Professor Myers of the Edinburgh University Collection advised:


“Thank you for the interesting information about the old Langholm drum. The general design of the drum is traditional, and typical of drums made over a very long period of time.  So dating can depend solely on the confidently known provenance and the emblazonment, both of which you are clearly investigating.”

He warns against “unsupported myths which attach themselves all too easily.  Usually the myth is 'played at Waterloo'.”

Point taken!

Even if we can never “prove” that this drum belonged to Pete Wheep or Bauldy Beattie, it is becoming more likely that this is the drum they used. Its provenance is beginning to fall into place like a jigsaw puzzle.

 Edinburgh University’s collection has 4 old drums which are similar in design shape, size and construction to ours.  Similar Town  Drums can be found in many museums, e.g.  Hawick, Irvine, Greenock, Jedburgh, Dumfries, Peebles, etc .  This convinces me that ours is important enough to be conserved and displayed with its history explained to local people and visitors to the town.

It seems quite likely that after Bauldy or Pete Wheep died, someone with a sense of heritage (not too common in those days) would have wanted to carefully store the old Town Drum for posterity.

It might be asked why a royal crest is painted on the drum rather than the Langholm Town Arms.  Well, the familiar Langholm Town crest did not exist until after 1893, when Langholm’s first provost and town council was elected.  The crest was not designed until then and the Duke of Buccleuch, as lord-superior of the Barony of Langholm, retained power, until the coming into operation of the Burgh Police Act of 1892

Langholm’s charters from 1621 onwards were awarded to the Baron by the monarch.  All the privileges and powers of the Baron were bestowed by the Crown. So, to depict the Crown authority on the shell of a Burgh drum was not unusual.  Also, the additional decoration on the drum surrounding the crest comprising  intertwining thistles and roses, which are  beautifully and carefully painted, have a strong flavor of “Common Riding” about them.

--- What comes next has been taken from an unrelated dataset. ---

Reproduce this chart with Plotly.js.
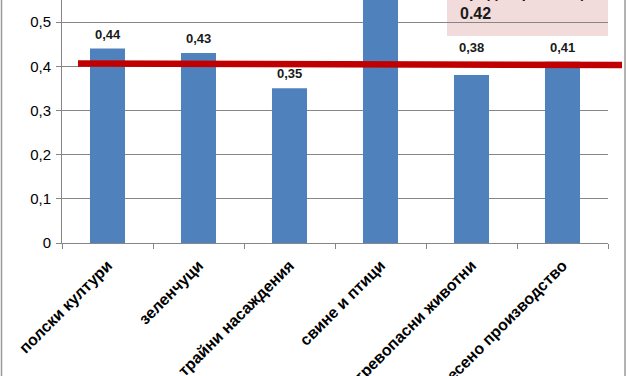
<!DOCTYPE html>
<html>
<head>
<meta charset="utf-8">
<script src="https://cdn.plot.ly/plotly-3.0.1.min.js"></script>
<style>
html,body{margin:0;padding:0;background:#fff;}
#chart{width:627px;height:376px;}
</style>
</head>
<body>
<div id="chart"></div>
<script>
const categories = ["полски култури", "зеленчуци", "трайни насаждения", "свине и птици", "тревопасни животни", "смесено производство"];
const values = [0.44, 0.43, 0.35, 0.62, 0.38, 0.41];
const averageValue = 0.42;
const averageLabel = "средно равнище";
const yTickVals = [0, 0.1, 0.2, 0.3, 0.4, 0.5];
const yTickText = ["0", "0,1", "0,2", "0,3", "0,4", "0,5"];

const W = 627, H = 376, L = 62, R = 19, T = 0, B = 133;
const pw = W - L - R;
const px = x => (x - L) / pw;
const py = y => (H - B - y) / (H - T - B);

const fmt = v => v.toFixed(2).replace('.', ',');
// labels of the last two bars were lifted above the average line in the original
const raisedLabel = {4: 0.443, 5: 0.443};

const annotations = values.map((v, i) => ({
  x: categories[i],
  y: raisedLabel[i] !== undefined ? raisedLabel[i] : v,
  yanchor: raisedLabel[i] !== undefined ? 'middle' : 'bottom',
  yshift: raisedLabel[i] !== undefined ? 0 : 5,
  text: fmt(v),
  showarrow: false,
  font: {family: 'Liberation Sans, Arial, sans-serif', size: 13, color: '#1a1a1a', weight: 'bold'}
}));
annotations.push({
  xref: 'paper', yref: 'paper',
  x: px(458), y: py(24), xanchor: 'left', yanchor: 'bottom',
  align: 'left',
  text: '<b>' + averageLabel + '<br>' + String(averageValue) + '</b>',
  showarrow: false,
  font: {family: 'Liberation Sans, Arial, sans-serif', size: 16, color: '#1a1a1a'}
});

const data = [{
  type: 'bar',
  x: categories,
  y: values,
  marker: {color: '#4F81BD', line: {width: 0}},
  hoverinfo: 'none'
}];

const layout = {
  width: W, height: H,
  margin: {l: L, r: R, t: T, b: B, pad: 0},
  paper_bgcolor: '#ffffff',
  plot_bgcolor: '#ffffff',
  showlegend: false,
  bargap: 0.615,
  font: {family: 'Liberation Sans, Arial, sans-serif', color: '#000'},
  xaxis: {
    type: 'category',
    showline: true, linecolor: '#868686', linewidth: 1,
    ticks: 'outside', ticklen: 5, tickcolor: '#868686',
    tickson: 'boundaries',
    tickangle: -45,
    ticklabelstandoff: 6,
    tickfont: {family: 'Liberation Sans, Arial, sans-serif', size: 16, color: '#000', weight: 'bold'},
    showgrid: false,
    automargin: false,
    fixedrange: true
  },
  yaxis: {
    range: [0, 0.55],
    tickvals: yTickVals,
    ticktext: yTickText,
    showline: true, linecolor: '#868686', linewidth: 1,
    ticks: 'outside', ticklen: 5, tickcolor: '#868686',
    showgrid: true, gridcolor: '#868686', gridwidth: 1,
    zeroline: false,
    ticklabelstandoff: 2,
    tickfont: {family: 'Liberation Sans, Arial, sans-serif', size: 15, color: '#000'},
    automargin: false,
    fixedrange: true
  },
  shapes: [
    {type: 'rect', xref: 'paper', yref: 'paper', x0: px(447), x1: px(608), y0: py(36), y1: py(-5),
     fillcolor: '#F2DCDB', line: {width: 0}, layer: 'below'},
    {type: 'line', xref: 'paper', yref: 'y', x0: px(78), x1: px(622), y0: 0.4063, y1: 0.4027,
     line: {color: '#C00000', width: 6.5}, layer: 'above'},
    {type: 'line', xref: 'paper', yref: 'paper', x0: px(1.5), x1: px(1.5), y0: py(376), y1: py(0),
     line: {color: '#9a9a9a', width: 1.5}},
    {type: 'line', xref: 'paper', yref: 'paper', x0: px(625), x1: px(625), y0: py(376), y1: py(0),
     line: {color: '#9a9a9a', width: 1.5}}
  ],
  annotations: annotations
};

Plotly.newPlot('chart', data, layout, {displayModeBar: false, staticPlot: true});
</script>
</body>
</html>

 Hawick Wilton Lodge Museum contains drums described as Town Drums. They are of very similar size, proportions and pattern to ours.   The emblazonment also has a Royal crest.  In Hawick, up until 1797, the music for the Common Riding was performed by the Town Piper and Drummer, but in 1797 the piper was replaced by a fife-player. This developed into the Drum and Fife Band also known as the Cornet’s Band, as it has the honour of marching immediately in front of the Cornet in all ceremonial processions at the Common Riding.   Hawick, like Langholm, had legendary drummers during the last 250 years closely associated with the Common Riding. We have Bauldy Beattie and Pete Wheep.  Hawick has  Caleb Rutherford and Walter Ballantyne known as  ‘Wat the Drummer’, who is reputed to have played for 59 Common Ridings; Bauldy Beattie for over 50 years.  We do not know exactly when the Town Drummer was first joined by fife, or flute players on the Common Riding morning, but this evolved into the phenomenon of the   Flute Band, which annually materializes on the Summer Fair night and the Common Riding morning.


Custody and display of the historic drum


It is quite clear that today’s Langholm Flute band is the direct descendant, or successor, to the Town Drummer.   The ancient drum probably played by Bauldy Beattie and Pete Wheep is currently in the custody of the Langholm Library Trustees together with two more modern drums belonging to the Flute band.  A professional restorer who has dealt with similar old drums confirms that our “town drum” deserves “stabilisation” rather than wholesale restoration but will involve some costs.  A local trust has already indicated that it will help to fund this. Meanwhile the drum will be displayed in a High Street window in its present condition. The drum has been property of the Burgh of Barony of Langholm long before there was even a town council, so it is not “owned” by Dumfries and Galloway Council.  The drum is, like the Kilngreen, and Town Hall, a Common Good of the Burgh of Langholm, so it will be most appropriate for it to be displayed during the Common Riding week.